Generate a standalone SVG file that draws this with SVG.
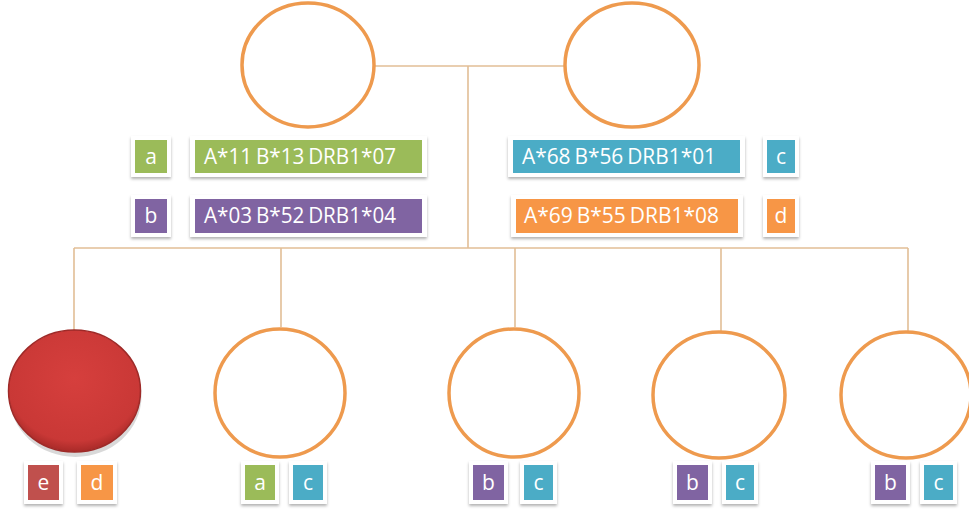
<svg xmlns="http://www.w3.org/2000/svg" width="969" height="514" viewBox="0 0 969 514">
<defs>
<filter id="sh" x="-20%" y="-20%" width="140%" height="150%">
<feDropShadow dx="0" dy="2" stdDeviation="1.5" flood-color="#000" flood-opacity="0.3"/>
</filter>
<radialGradient id="red" cx="50%" cy="40%" r="60%">
<stop offset="0" stop-color="#D63F3D"/>
<stop offset="0.85" stop-color="#C93836"/>
<stop offset="1" stop-color="#A82A28"/>
</radialGradient>
<style>
.ln{stroke:#E2BE96;stroke-width:1.6;fill:none}
.ci{fill:#fff;stroke:#EE9A4E;stroke-width:3.5}
.fr{fill:#fff;filter:url(#sh)}
.t{fill:#fff;font-family:"Open Sans","Liberation Sans",sans-serif;font-size:21px;word-spacing:-1.5px}
.s{fill:#fff;font-family:"Open Sans","Liberation Sans",sans-serif;font-size:21px;text-anchor:middle}
.g{fill:#9BBB59}.p{fill:#8064A2}.c{fill:#4BACC6}.o{fill:#F79646}.r{fill:#C0504D}
</style>
</defs>
<g id="connectors">
<path class="ln" d="M375 66H564M468 66V248M74 248H908M74 248V331M281 248V327M515 248V327M721 248V331M908 248V331"/>
</g>
<g id="parent1"><ellipse class="ci" cx="308" cy="65" rx="66" ry="62"/></g>
<g id="parent2"><ellipse class="ci" cx="632" cy="65" rx="67" ry="62"/></g>
<g id="child1">
<ellipse cx="74.5" cy="393" rx="66" ry="61" fill="#000" opacity="0.15" transform="translate(1,3)"/>
<ellipse cx="74.5" cy="391" rx="66" ry="61" fill="url(#red)" stroke="#9E2A28" stroke-width="1.5"/>
</g>
<g id="child2"><ellipse class="ci" cx="280" cy="393" rx="65" ry="64"/></g>
<g id="child3"><ellipse class="ci" cx="514" cy="393" rx="65" ry="64"/></g>
<g id="child4"><ellipse class="ci" cx="719" cy="395" rx="66" ry="63"/></g>
<g id="child5"><ellipse class="ci" cx="906" cy="395" rx="65" ry="63"/></g>
<g id="label-a">
<rect class="fr" x="131" y="136" width="40" height="41"/><rect class="g" x="135" y="140" width="32" height="33"/><text class="s" x="151" y="164">a</text>
<rect class="fr" x="190" y="136" width="237" height="41"/><rect class="g" x="195" y="140" width="227" height="33"/><text class="t" x="204" y="164" textLength="192" lengthAdjust="spacingAndGlyphs">A*11 B*13 DRB1*07</text>
</g>
<g id="label-b">
<rect class="fr" x="131" y="195" width="40" height="42"/><rect class="p" x="135" y="199" width="32" height="34"/><text class="s" x="151" y="223">b</text>
<rect class="fr" x="190" y="195" width="237" height="42"/><rect class="p" x="195" y="199" width="227" height="34"/><text class="t" x="204" y="223" textLength="192" lengthAdjust="spacingAndGlyphs">A*03 B*52 DRB1*04</text>
</g>
<g id="label-c">
<rect class="fr" x="508" y="136" width="237" height="41"/><rect class="c" x="513" y="140" width="227" height="33"/><text class="t" x="522" y="164" textLength="194" lengthAdjust="spacingAndGlyphs">A*68 B*56 DRB1*01</text>
<rect class="fr" x="763" y="136" width="36" height="41"/><rect class="c" x="767" y="140" width="28" height="33"/><text class="s" x="781" y="164">c</text>
</g>
<g id="label-d">
<rect class="fr" x="511" y="195" width="232" height="42"/><rect class="o" x="516" y="199" width="222" height="34"/><text class="t" x="524" y="223" textLength="195" lengthAdjust="spacingAndGlyphs">A*69 B*55 DRB1*08</text>
<rect class="fr" x="763" y="195" width="36" height="42"/><rect class="o" x="767" y="199" width="28" height="34"/><text class="s" x="781" y="223">d</text>
</g>
<g id="child1-labels">
<rect class="fr" x="24" y="461" width="39" height="43"/><rect class="r" x="28" y="465" width="31" height="35"/><text class="s" x="43.5" y="490">e</text>
<rect class="fr" x="77" y="461" width="40" height="43"/><rect class="o" x="81" y="465" width="32" height="35"/><text class="s" x="97" y="490">d</text>
</g>
<g id="child2-labels">
<rect class="fr" x="241" y="461" width="38" height="43"/><rect class="g" x="245" y="465" width="30" height="35"/><text class="s" x="260" y="490">a</text>
<rect class="fr" x="289" y="461" width="38" height="43"/><rect class="c" x="293" y="465" width="30" height="35"/><text class="s" x="308" y="490">c</text>
</g>
<g id="child3-labels">
<rect class="fr" x="469" y="461" width="39" height="43"/><rect class="p" x="473" y="465" width="31" height="35"/><text class="s" x="488.5" y="490">b</text>
<rect class="fr" x="520" y="461" width="37" height="43"/><rect class="c" x="524" y="465" width="29" height="35"/><text class="s" x="538.5" y="490">c</text>
</g>
<g id="child4-labels">
<rect class="fr" x="673" y="461" width="39" height="43"/><rect class="p" x="677" y="465" width="31" height="35"/><text class="s" x="692.5" y="490">b</text>
<rect class="fr" x="722" y="461" width="36" height="43"/><rect class="c" x="726" y="465" width="28" height="35"/><text class="s" x="740" y="490">c</text>
</g>
<g id="child5-labels">
<rect class="fr" x="871" y="461" width="39" height="43"/><rect class="p" x="875" y="465" width="31" height="35"/><text class="s" x="890.5" y="490">b</text>
<rect class="fr" x="920" y="461" width="37" height="43"/><rect class="c" x="924" y="465" width="29" height="35"/><text class="s" x="938.5" y="490">c</text>
</g>
</svg>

========================================

Goal - Reproduce each line exactly, please, except for any pictures.

Task output -
Generate a standalone SVG file that draws this with SVG.
<svg xmlns="http://www.w3.org/2000/svg" width="969" height="514" viewBox="0 0 969 514">
<defs>
<filter id="sh" x="-20%" y="-20%" width="140%" height="150%">
<feDropShadow dx="0" dy="2" stdDeviation="1.5" flood-color="#000" flood-opacity="0.3"/>
</filter>
<radialGradient id="red" cx="50%" cy="40%" r="60%">
<stop offset="0" stop-color="#D63F3D"/>
<stop offset="0.85" stop-color="#C93836"/>
<stop offset="1" stop-color="#A82A28"/>
</radialGradient>
<style>
.ln{stroke:#E2BE96;stroke-width:1.6;fill:none}
.ci{fill:#fff;stroke:#EE9A4E;stroke-width:3.5}
.fr{fill:#fff;filter:url(#sh)}
.t{fill:#fff;font-family:"Open Sans","Liberation Sans",sans-serif;font-size:21px;word-spacing:-1.5px}
.s{fill:#fff;font-family:"Open Sans","Liberation Sans",sans-serif;font-size:21px;text-anchor:middle}
.g{fill:#9BBB59}.p{fill:#8064A2}.c{fill:#4BACC6}.o{fill:#F79646}.r{fill:#C0504D}
</style>
</defs>
<g id="connectors">
<path class="ln" d="M375 66H564M468 66V248M74 248H908M74 248V331M281 248V327M515 248V327M721 248V331M908 248V331"/>
</g>
<g id="parent1"><ellipse class="ci" cx="308" cy="65" rx="66" ry="62"/></g>
<g id="parent2"><ellipse class="ci" cx="632" cy="65" rx="67" ry="62"/></g>
<g id="child1">
<ellipse cx="74.5" cy="393" rx="66" ry="61" fill="#000" opacity="0.15" transform="translate(1,3)"/>
<ellipse cx="74.5" cy="391" rx="66" ry="61" fill="url(#red)" stroke="#9E2A28" stroke-width="1.5"/>
</g>
<g id="child2"><ellipse class="ci" cx="280" cy="393" rx="65" ry="64"/></g>
<g id="child3"><ellipse class="ci" cx="514" cy="393" rx="65" ry="64"/></g>
<g id="child4"><ellipse class="ci" cx="719" cy="395" rx="66" ry="63"/></g>
<g id="child5"><ellipse class="ci" cx="906" cy="395" rx="65" ry="63"/></g>
<g id="label-a">
<rect class="fr" x="131" y="136" width="40" height="41"/><rect class="g" x="135" y="140" width="32" height="33"/><text class="s" x="151" y="164">a</text>
<rect class="fr" x="190" y="136" width="237" height="41"/><rect class="g" x="195" y="140" width="227" height="33"/><text class="t" x="204" y="164" textLength="192" lengthAdjust="spacingAndGlyphs">A*11 B*13 DRB1*07</text>
</g>
<g id="label-b">
<rect class="fr" x="131" y="195" width="40" height="42"/><rect class="p" x="135" y="199" width="32" height="34"/><text class="s" x="151" y="223">b</text>
<rect class="fr" x="190" y="195" width="237" height="42"/><rect class="p" x="195" y="199" width="227" height="34"/><text class="t" x="204" y="223" textLength="192" lengthAdjust="spacingAndGlyphs">A*03 B*52 DRB1*04</text>
</g>
<g id="label-c">
<rect class="fr" x="508" y="136" width="237" height="41"/><rect class="c" x="513" y="140" width="227" height="33"/><text class="t" x="522" y="164" textLength="194" lengthAdjust="spacingAndGlyphs">A*68 B*56 DRB1*01</text>
<rect class="fr" x="763" y="136" width="36" height="41"/><rect class="c" x="767" y="140" width="28" height="33"/><text class="s" x="781" y="164">c</text>
</g>
<g id="label-d">
<rect class="fr" x="511" y="195" width="232" height="42"/><rect class="o" x="516" y="199" width="222" height="34"/><text class="t" x="524" y="223" textLength="195" lengthAdjust="spacingAndGlyphs">A*69 B*55 DRB1*08</text>
<rect class="fr" x="763" y="195" width="36" height="42"/><rect class="o" x="767" y="199" width="28" height="34"/><text class="s" x="781" y="223">d</text>
</g>
<g id="child1-labels">
<rect class="fr" x="24" y="461" width="39" height="43"/><rect class="r" x="28" y="465" width="31" height="35"/><text class="s" x="43.5" y="490">e</text>
<rect class="fr" x="77" y="461" width="40" height="43"/><rect class="o" x="81" y="465" width="32" height="35"/><text class="s" x="97" y="490">d</text>
</g>
<g id="child2-labels">
<rect class="fr" x="241" y="461" width="38" height="43"/><rect class="g" x="245" y="465" width="30" height="35"/><text class="s" x="260" y="490">a</text>
<rect class="fr" x="289" y="461" width="38" height="43"/><rect class="c" x="293" y="465" width="30" height="35"/><text class="s" x="308" y="490">c</text>
</g>
<g id="child3-labels">
<rect class="fr" x="469" y="461" width="39" height="43"/><rect class="p" x="473" y="465" width="31" height="35"/><text class="s" x="488.5" y="490">b</text>
<rect class="fr" x="520" y="461" width="37" height="43"/><rect class="c" x="524" y="465" width="29" height="35"/><text class="s" x="538.5" y="490">c</text>
</g>
<g id="child4-labels">
<rect class="fr" x="673" y="461" width="39" height="43"/><rect class="p" x="677" y="465" width="31" height="35"/><text class="s" x="692.5" y="490">b</text>
<rect class="fr" x="722" y="461" width="36" height="43"/><rect class="c" x="726" y="465" width="28" height="35"/><text class="s" x="740" y="490">c</text>
</g>
<g id="child5-labels">
<rect class="fr" x="871" y="461" width="39" height="43"/><rect class="p" x="875" y="465" width="31" height="35"/><text class="s" x="890.5" y="490">b</text>
<rect class="fr" x="920" y="461" width="37" height="43"/><rect class="c" x="924" y="465" width="29" height="35"/><text class="s" x="938.5" y="490">c</text>
</g>
</svg>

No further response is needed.